DEADLINE: On the show you identify moments that history buffs know about, or in the case of Hitler’s art school rejection are infamous but not really understood.
SHAPIRO: Part of what was really tricky about this show but also what was really exciting is trying to look at history that [we] don’t really look at. Histories really focus on the bigger moments, there aren’t really any books like “check out these weird little moments.” Some of it involved taking a moment that I know is interesting and kind of rewinding, or a person who is interesting. I’m not really interested in knowing what happens as the boulder is going down the hill, I’m interested in the moth that lands on the boulder, or as is often the case the assh*** who leaned against it.

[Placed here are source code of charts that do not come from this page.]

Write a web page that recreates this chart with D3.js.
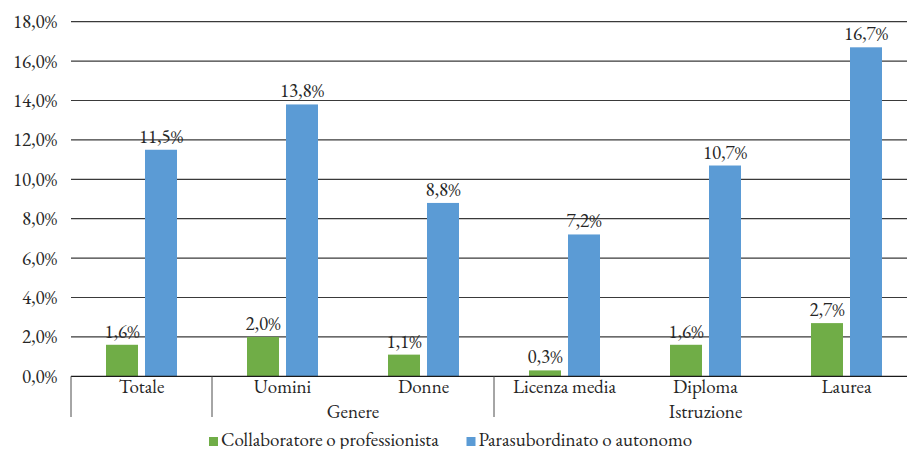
<!DOCTYPE html>
<html>
<head>
<meta charset="utf-8">
<script src="https://cdn.jsdelivr.net/npm/d3@7"></script>
<style>
  html, body { margin: 0; padding: 0; background: #fff; }
  svg { display: block; }
</style>
</head>
<body>
<svg id="chart" width="907" height="449"></svg>
<script>
// Categories along the x axis, with their group labels
const categories = ["Totale", "Uomini", "Donne", "Licenza media", "Diploma", "Laurea"];
const groups = [
  { label: "", from: 0, to: 1 },
  { label: "Genere", from: 1, to: 3 },
  { label: "Istruzione", from: 3, to: 6 }
];
const seriesNames = ["Collaboratore o professionista", "Parasubordinato o autonomo"];
const collaboratore = [1.6, 2.0, 1.1, 0.3, 1.6, 2.7];
const parasubordinato = [11.5, 13.8, 8.8, 7.2, 10.7, 16.7];
const yTicks = [0, 2, 4, 6, 8, 10, 12, 14, 16, 18];
const colors = ["#70ad47", "#5b9bd5"];

const FONT = "'EB Garamond', 'Liberation Serif', serif";
const FS = 19;
const INK = "#262626";

const svg = d3.select("#chart");
const plot = { left: 71, right: 917, top: 21.7, bottom: 376.3 };

const fmt = v => d3.format(".1f")(v).replace(".", ",") + "%";
const label = sel => sel.style("font-family", FONT).style("font-size", FS + "px").style("fill", INK);

const x = d3.scaleBand().domain(categories).range([plot.left, plot.right]).paddingInner(0).paddingOuter(0);
const bw = x.bandwidth();
const xs = d3.scaleBand().domain(seriesNames)
  .range([bw / 2 - 35.5, bw / 2 + 35.5]).paddingInner(7 / 39).paddingOuter(0);
const y = d3.scaleLinear().domain([0, 18]).range([plot.bottom, plot.top]);

// Horizontal gridlines
svg.append("g").selectAll("line").data(yTicks.filter(t => t > 0)).join("line")
  .attr("x1", plot.left).attr("x2", plot.right)
  .attr("y1", d => y(d)).attr("y2", d => y(d))
  .attr("stroke", "#3a3a3a").attr("stroke-width", 1.2);

// Y axis tick labels
const yAxis = d3.axisLeft(y).tickValues(yTicks).tickFormat(fmt).tickSize(0).tickPadding(14);
const gy = svg.append("g").attr("transform", `translate(${plot.left},0)`).call(yAxis);
gy.select(".domain").remove();
gy.selectAll("text").call(label);

// Bars and value labels
const seriesData = [collaboratore, parasubordinato];
seriesNames.forEach((name, si) => {
  const g = svg.append("g");
  g.selectAll("rect").data(categories).join("rect")
    .attr("x", c => x(c) + xs(name))
    .attr("width", xs.bandwidth())
    .attr("y", (c, i) => y(seriesData[si][i]))
    .attr("height", (c, i) => y(0) - y(seriesData[si][i]))
    .attr("fill", colors[si]);
  g.selectAll("text").data(categories).join("text")
    .attr("x", c => x(c) + xs(name) + xs.bandwidth() / 2)
    .attr("y", (c, i) => y(seriesData[si][i]) - 7)
    .attr("text-anchor", "middle")
    .call(label)
    .text((c, i) => fmt(seriesData[si][i]));
});

// Baseline
svg.append("line")
  .attr("x1", plot.left).attr("x2", plot.right)
  .attr("y1", y(0)).attr("y2", y(0))
  .attr("stroke", "#1a1a1a").attr("stroke-width", 1.3);

// Category labels
svg.append("g").selectAll("text").data(categories).join("text")
  .attr("x", c => x(c) + bw / 2)
  .attr("y", 393)
  .attr("text-anchor", "middle")
  .call(label)
  .text(c => c);

// Group dividers and group labels
const dividerX = i => plot.left + i * bw;
const dividers = [0, 1, 3, 6];
svg.append("g").selectAll("line").data(dividers).join("line")
  .attr("x1", d => dividerX(d)).attr("x2", d => dividerX(d))
  .attr("y1", y(0)).attr("y2", 417)
  .attr("stroke", "#4d4d4d").attr("stroke-width", 1);
svg.append("g").selectAll("text").data(groups.filter(g => g.label)).join("text")
  .attr("x", g => (dividerX(g.from) + dividerX(g.to)) / 2)
  .attr("y", 418)
  .attr("text-anchor", "middle")
  .call(label)
  .text(g => g.label);

// Legend
const legendItems = [
  { name: seriesNames[0], x: 209 },
  { name: seriesNames[1], x: 466.5 }
];
const lg = svg.append("g").selectAll("g").data(legendItems).join("g");
lg.append("rect")
  .attr("x", d => d.x).attr("y", 437)
  .attr("width", 9).attr("height", 9)
  .attr("fill", (d, i) => colors[i]);
lg.append("text")
  .attr("x", d => d.x + 12).attr("y", 446)
  .call(label)
  .text(d => d.name);
</script>
</body>
</html>
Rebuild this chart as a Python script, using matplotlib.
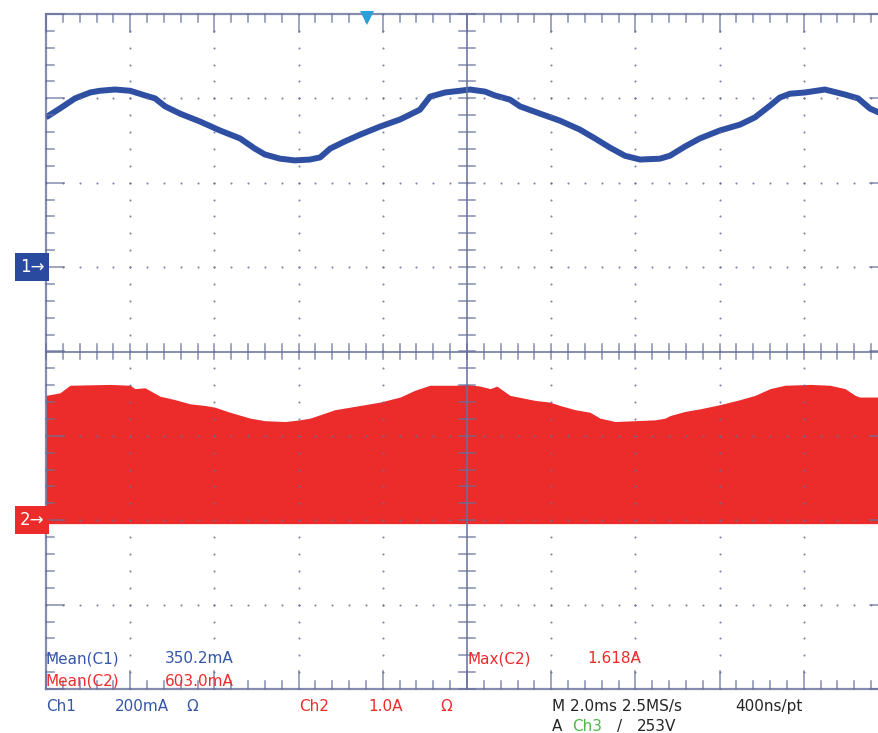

For instance John Frederick Parker, [Lincoln’s drunken bodyguard], he was a real person who was really influential in history. Again, talk about the assh*** who leaned against the boulder, but no one knows about him. He’s this guy that really should not have been guarding the president, he was a raging alcoholic which everyone knew.
DEADLINE: How do you identify these moments where history just turns on the most petty possible thing?
SHAPIRO: With the Lincoln story, my aunt is an honest to god historian, so she told me about the Civil War special order and about John Frederick Parker. There were also books I found helpful, a compilation of essays from prominent historians. Once I get the thread of something, I have this amazing researcher, Tanya Lawrence, who teaches at Oxford and has no business at all being involved in my little show. We would Skype and she would send me just an enormous amount of information on things like King Louie’s anal fistula, which I felt really obnoxious even asking her to research for me.
Unfortunately a lot of the stories we looked into turned out to be not true, so there were some false starts.
DEADLINE: Such as?
SHAPIRO: There’s the belief that a Pope declared cats to be demonic, causing people to kill a lot of cats which led to the black plague. Some of it was true: there was an edict, sort of about black cats, but what it really was was a precursor for a lot of the witch panics later, but there’s no evidence of mass killings of cats.
DEADLINE: Something I like about the show is how you get into this idea that history is kind of the chronicle of human gossip stretching back centuries.
SHAPIRO: It’s really true. First of all there’s this element that history is written by the victors, but also there is such a skewed perspective that’s sort of about what gets passed on, who had PR, who had bad PR. Sort of like our industry in a way.
DEADLINE: Crossroads covers a lot of contentious and sometimes really horrifying topics, for instance the episode about Columbus. When approaching the material, are you also aiming for a political discussion in addition to shining a light on some of the obscurities?
SHAPIRO: What I love about comedy is that, for me, things that upset me, things that frustrate or confuse me is where I find comedy. I won’t lie, it’s certainly fun to mess with Hitler, insult him left and right and make him sweat. I think there’s something about this, we are getting to Monday morning quarterback the past, or Friday evening quarterback it. There’s a perspective, we can really see the absurdity, but also the repetition. The Columbus episode, definitely there’s an eerie parallel in the Columbus story to the immigration debate we’re having now that I wanted to point out. I certainly aspire to do comedy that is saying something, teaching without being too didactic.
It’s funny, I don’t think God is a studio executive because it’s kind of the same story over and over.
DEADLINE: I want to make an obvious joke about stories in film…
SHAPIRO: (Laughs) As I see it, history is like the Big Mac you ate at four in the morning. And the present is why you don’t fit in your pants anymore. We’re living the consequences of it. The present is just history’s waistline. And I want people to connect with that. Just researching the show, there’s a sense that the world is basically getting better. And what I was shocked to see in my research is really how fragile the world is, that really, one idiot, on one moment on one day, can mess up the whole world for hundreds of years.